I say most because shadow blade counts as a simple melee weapon. Despite being a spell, I would think it breaks the restriction. And some PHB spells, like flame blade and spiritual weapon, might see a change in the language used to make them compatible, as well. We'll have to wait and see.
As for warlocks, I don't really care if they can't critically hit. I don't think the invocations are going away, and they'll likely still be capable of far more with eldritch blast than anyone else with their cantrips. Plus, they'll presumably still have hex, which I still don't think should have been able to critically hit, and Jeremy Crawford and I disagree on how that's supposed to work. Bottom line, warlocks have enough tools at their disposal, including being able to do cool stuff with signature spells, that they should still be able to hold their own.
Remember, OneD&D is supposed to be backwards compatible. That means every subclass still grants those features at those levels. It means warlocks aren't losing their eldritch invocations, either. Even the core ranger class features you can optionally replace (Favored Enemy, Natural Explorer, Primeval Awareness, etc.) aren't going away. They'll probably see some changes, but it's safe to assume they're sticking around. This is intended to be a subtle evolution of the rules. That's it.

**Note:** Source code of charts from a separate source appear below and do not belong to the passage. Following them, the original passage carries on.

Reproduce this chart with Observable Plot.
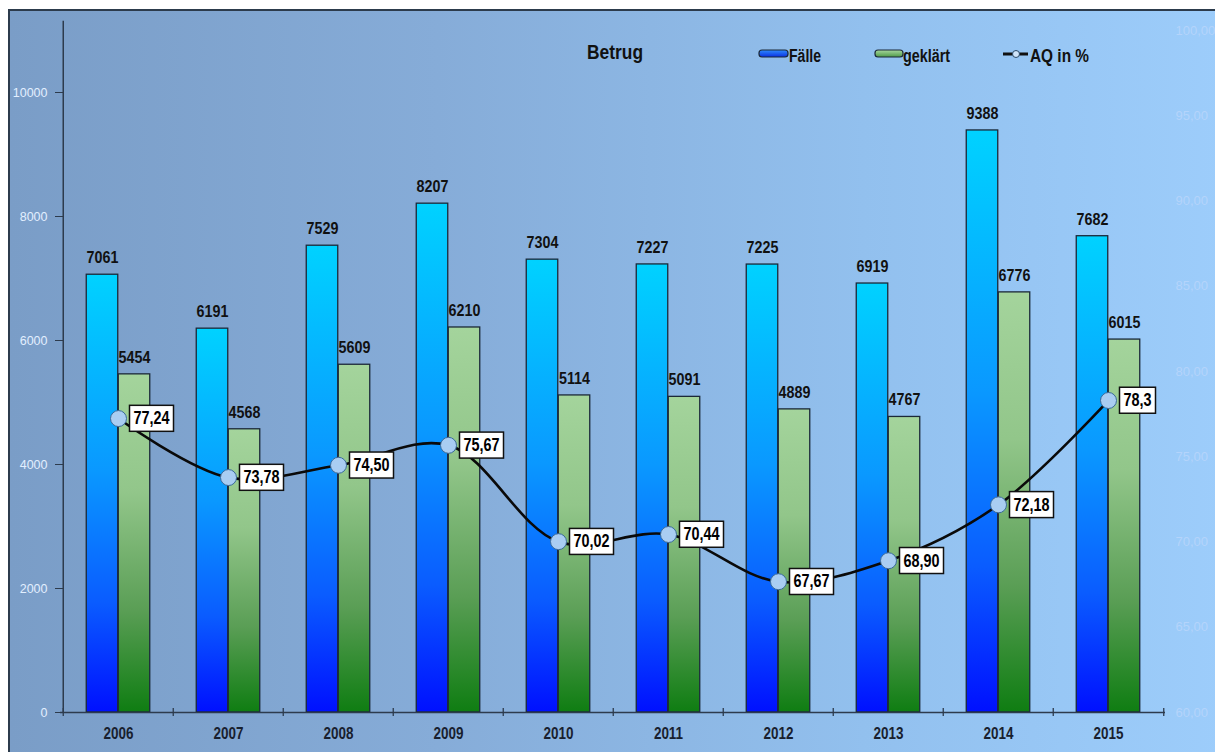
<!DOCTYPE html>
<html><head><meta charset="utf-8">
<script src="https://cdn.jsdelivr.net/npm/d3@7"></script>
<script src="https://cdn.jsdelivr.net/npm/@observablehq/plot@0.6"></script>
<style>
body{margin:0;background:#fff;overflow:hidden}
#wrap{position:relative;width:1215px;height:752px;overflow:hidden}
#bg{position:absolute;left:8px;top:9px;width:1220px;height:760px;border-top:2px solid #2c3b4c;border-left:2px solid #2c3b4c;background:linear-gradient(to right,#7a9dc7 0%,#86acd8 35%,#92c0ee 70%,#9dcdfb 100%);}
#chart{position:absolute;left:0;top:0}
#legend{position:absolute;left:0;top:0}
</style></head>
<body>
<div id="wrap"><div id="bg"></div><div id="chart"></div>
<svg id="legend" width="1215" height="80" font-family="'Liberation Sans',Arial,sans-serif" font-weight="bold">
  <defs>
    <linearGradient id="lgBlue" x1="0" y1="0" x2="0" y2="1"><stop offset="0" stop-color="#2f8cff"/><stop offset="1" stop-color="#0a2fe0"/></linearGradient>
    <linearGradient id="lgGreen" x1="0" y1="0" x2="0" y2="1"><stop offset="0" stop-color="#a8d89e"/><stop offset="1" stop-color="#4f9a48"/></linearGradient>
  </defs>
  <text x="587" y="59" font-size="21" fill="#111" textLength="56" lengthAdjust="spacingAndGlyphs">Betrug</text>
  <rect x="759" y="50" width="29" height="7" rx="3" fill="url(#lgBlue)" stroke="#1b2838" stroke-width="1.2"/>
  <text x="789" y="62" font-size="18" fill="#111" textLength="32" lengthAdjust="spacingAndGlyphs">Fälle</text>
  <rect x="875" y="50" width="28" height="7" rx="3" fill="url(#lgGreen)" stroke="#1b2838" stroke-width="1.2"/>
  <text x="903" y="62" font-size="18" fill="#111" textLength="47" lengthAdjust="spacingAndGlyphs">geklärt</text>
  <line x1="1003" y1="54" x2="1028" y2="54" stroke="#111" stroke-width="3"/>
  <circle cx="1016" cy="54" r="3.5" fill="#cfe4fa" stroke="#2a4a6a" stroke-width="1"/>
  <text x="1030" y="62" font-size="18" fill="#111" textLength="59" lengthAdjust="spacingAndGlyphs">AQ in %</text>
</svg>
</div>
<script>
const years = ["2006","2007","2008","2009","2010","2011","2012","2013","2014","2015"];
const faelle = [7061, 6191, 7529, 8207, 7304, 7227, 7225, 6919, 9388, 7682];
const geklaert = [5454, 4568, 5609, 6210, 5114, 5091, 4889, 4767, 6776, 6015];
const aq = [77.24, 73.78, 74.50, 75.67, 70.02, 70.44, 67.67, 68.90, 72.18, 78.3];
const aqLabels = ["77,24","73,78","74,50","75,67","70,02","70,44","67,67","68,90","72,18","78,3"];
const leftTicks = [0, 2000, 4000, 6000, 8000, 10000];
const rightTicks = [60, 65, 70, 75, 80, 85, 90, 95, 100];

const yMax = 11000;
const k = yMax / 40;                 // right axis 60..100 mapped onto left 0..11000
const toLeft = v => (v - 60) * k;
const rows = years.map((y, i) => ({year: y, faelle: faelle[i], geklaert: geklaert[i], aq: aq[i], aqLabel: aqLabels[i]}));

const W = 1215, H = 752, mL = 60, mR = 50, mT = 30, mB = 40;
const half = (W - mL - mR) / years.length / 2;
const barW = 32;
const sans = "'Liberation Sans',Arial,sans-serif";
const axisColor = "#2d3b4d";

const chart = Plot.plot({
  width: W, height: H,
  marginLeft: mL, marginRight: mR, marginTop: mT, marginBottom: mB,
  style: {background: "transparent", overflow: "visible"},
  x: {type: "band", domain: years, padding: 0, axis: null},
  y: {domain: [0, yMax], axis: null},
  marks: [
    Plot.axisY(leftTicks, {anchor: "left", label: null, tickSize: 8, dx: 3, tickPadding: 8, stroke: axisColor, fill: "#e2efff", fontSize: 12.5, fontFamily: sans, tickFormat: d => String(d)}),
    Plot.axisY(rightTicks.map(toLeft), {anchor: "right", label: null, tickSize: 0, tickPadding: 10, fill: "#b4d4fb", fontSize: 13, fontFamily: sans, tickFormat: v => (v / k + 60).toFixed(2).replace(".", ",")}),
    Plot.barY(rows, {x: "year", y: "faelle", fill: "url(#gBlue)", stroke: "#1b2838", strokeWidth: 1.3, insetLeft: half - barW, insetRight: half}),
    Plot.barY(rows, {x: "year", y: "geklaert", fill: "url(#gGreen)", stroke: "#1b2838", strokeWidth: 1.3, insetLeft: half, insetRight: half - barW}),
    Plot.ruleY([0], {stroke: axisColor, strokeWidth: 1.5}),
    Plot.ruleX([years[0]], {x: d => d, dx: -half, y1: 0, y2: 11150, stroke: axisColor, strokeWidth: 1.5}),
    Plot.ruleX(years, {x: d => d, dx: -half, y1: -65, y2: 65, stroke: axisColor, strokeWidth: 1.3}),
    Plot.ruleX([years[years.length - 1]], {x: d => d, dx: half, y1: -65, y2: 65, stroke: axisColor, strokeWidth: 1.3}),
    Plot.axisX({anchor: "bottom", label: null, tickSize: 0, tickPadding: 15, fontSize: 16, fontWeight: "bold", fill: "#18202e", fontFamily: sans}),
    Plot.text(rows, {x: "year", y: "faelle", text: d => String(d.faelle), dx: -barW / 2, dy: -17, fontSize: 17, fontWeight: "bold", fill: "#111111", fontFamily: sans}),
    Plot.text(rows, {x: "year", y: "geklaert", text: d => String(d.geklaert), dx: barW / 2, dy: -17, fontSize: 17, fontWeight: "bold", fill: "#111111", fontFamily: sans}),
    Plot.line(rows, {x: "year", y: d => toLeft(d.aq), curve: "catmull-rom", stroke: "#0a0a0a", strokeWidth: 2.6}),
    Plot.dot(rows, {x: "year", y: d => toLeft(d.aq), r: 8, fill: "#a9cdf2", stroke: "#3a6a9a", strokeWidth: 1}),
    Plot.text(rows, {x: "year", y: d => toLeft(d.aq), text: "aqLabel", dx: 15, textAnchor: "start", fontSize: 18, fontWeight: "bold", fill: "#000001", fontFamily: sans})
  ]
});
document.getElementById("chart").appendChild(chart);

// gradients for bars
const ns = "http://www.w3.org/2000/svg";
const defs = document.createElementNS(ns, "defs");
defs.innerHTML = `
<linearGradient id="gBlue" x1="0" y1="0" x2="0" y2="1">
  <stop offset="0" stop-color="#00d2ff"/><stop offset="0.45" stop-color="#0a98ff"/><stop offset="0.75" stop-color="#0a5cff"/><stop offset="1" stop-color="#0010ff"/>
</linearGradient>
<linearGradient id="gGreen" x1="0" y1="0" x2="0" y2="1">
  <stop offset="0" stop-color="#a4d49c"/><stop offset="0.35" stop-color="#92c68a"/><stop offset="0.7" stop-color="#5a9e55"/><stop offset="1" stop-color="#0f7d12"/>
</linearGradient>`;
chart.insertBefore(defs, chart.firstChild);

// narrow (condensed) look, like the original's Arial Narrow
function condense(sel, f) {
  chart.querySelectorAll(sel).forEach(t => {
    const L = t.getComputedTextLength();
    t.setAttribute("textLength", (L * f).toFixed(1));
    t.setAttribute("lengthAdjust", "spacingAndGlyphs");
  });
}
condense('g[fill="#111111"] text', 0.84);
condense('g[fill="#18202e"] text', 0.84);
condense('g[fill="#000001"] text', 0.8);

// boxes behind the AQ labels
chart.querySelectorAll('g[fill="#000001"] text').forEach(t => {
  const b = t.getBBox();
  const cy = b.y + b.height / 2;
  const r = document.createElementNS(ns, "rect");
  r.setAttribute("x", b.x - 4); r.setAttribute("y", cy - 13);
  r.setAttribute("width", b.width + 8); r.setAttribute("height", 26);
  r.setAttribute("fill", "#ffffff"); r.setAttribute("stroke", "#111"); r.setAttribute("stroke-width", 1.5);
  const tr = t.getAttribute("transform"); if (tr) r.setAttribute("transform", tr);
  t.parentNode.insertBefore(r, t);
});
</script>
</body></html>
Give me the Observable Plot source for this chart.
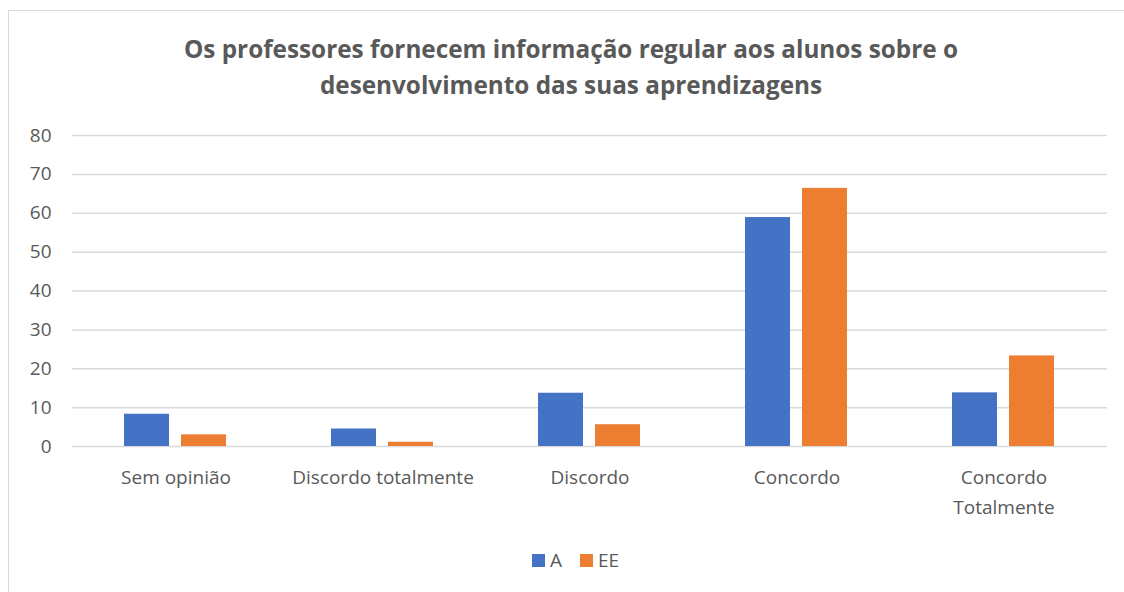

Divine Smite is unlikely to leave the game. Not because it's unpopular, but because Eldritch Smite is sticking around.
OneD&D is backwards compatible, which means everything in Xanathar's is intended to stick around. That means Eldritch Smite. Either it remains as it currently is, or it gets an errata if it's reprinted in the new PHB. Either way, it's not going anywhere. And WotC isn't dumb enough to get rid of Divine Smite and leave Eldritch Smite hanging around. People would scream bloody murder. That genie isn't going back into its bottle.
The best we can hope for is some kind of revision to how Divine Smite is supposed to work. The change to critical hits is one of those, but it might not be the only one.